A total of 186 aircraft flown by ten airlines have been fitted with satellite technology to receive live coverage, meaning that 84,000 passengers will have the chance to be among the first to watch the tournament live in flight.
These include 93 Lufthansa jets equipped with the latest in-flight TV capability but just one British Airways aircraft which is running a trial of the system.
US electronics company Panasonic showcased its technology on the sidelines of the Iata annual general meeting in Qatar.
“We are the only people crazy enough to do this because it is so expensive,” David Bruner, vice-president of global communications services, told The Times. “It is the only global television service and this is specific to aeroplanes. It is really a marvel.”
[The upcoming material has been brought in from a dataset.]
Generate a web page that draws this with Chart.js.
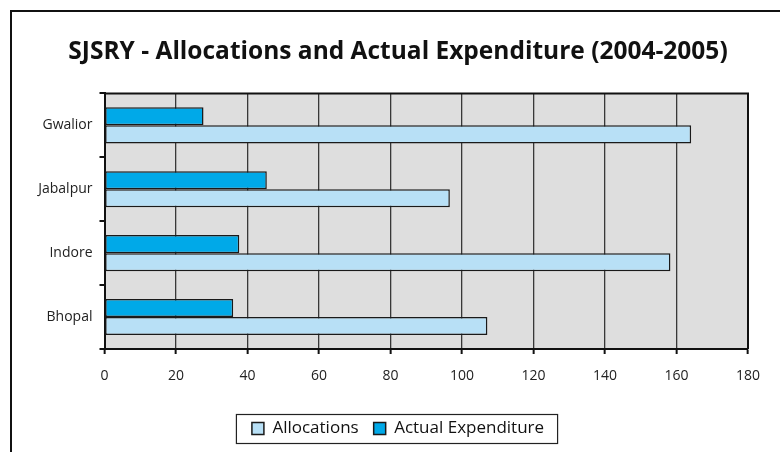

Its software decodes satellite signals carrying the footage, re-encrypts them and transmits the information to 13 “teleports” around the world that send and receive data from 19 satellites orbiting Earth.
The encrypted signals are beamed back down from the satellites and can be interpreted by any aircraft that has subscribed to Panasonic’s live sports channel. The images are relayed through the jets’ in-flight entertainment systems and broadcast at no charge to passengers.
Bruner said the biggest challenge had been developing a small and aerodynamic satellite receiver capable of picking up data during turbulence on board an aircraft travelling at 500mph.
The receiver, which is smaller than a traditional satellite dish, rotates to remain locked on to the satellite. It costs between ten and 100 times more to beam footage on to an aircraft than to a terrestrial user, but airlines are not charging passengers directly for the service.
BA is running a trial of the system aboard a single jet that will cover some flights bound for Brazil.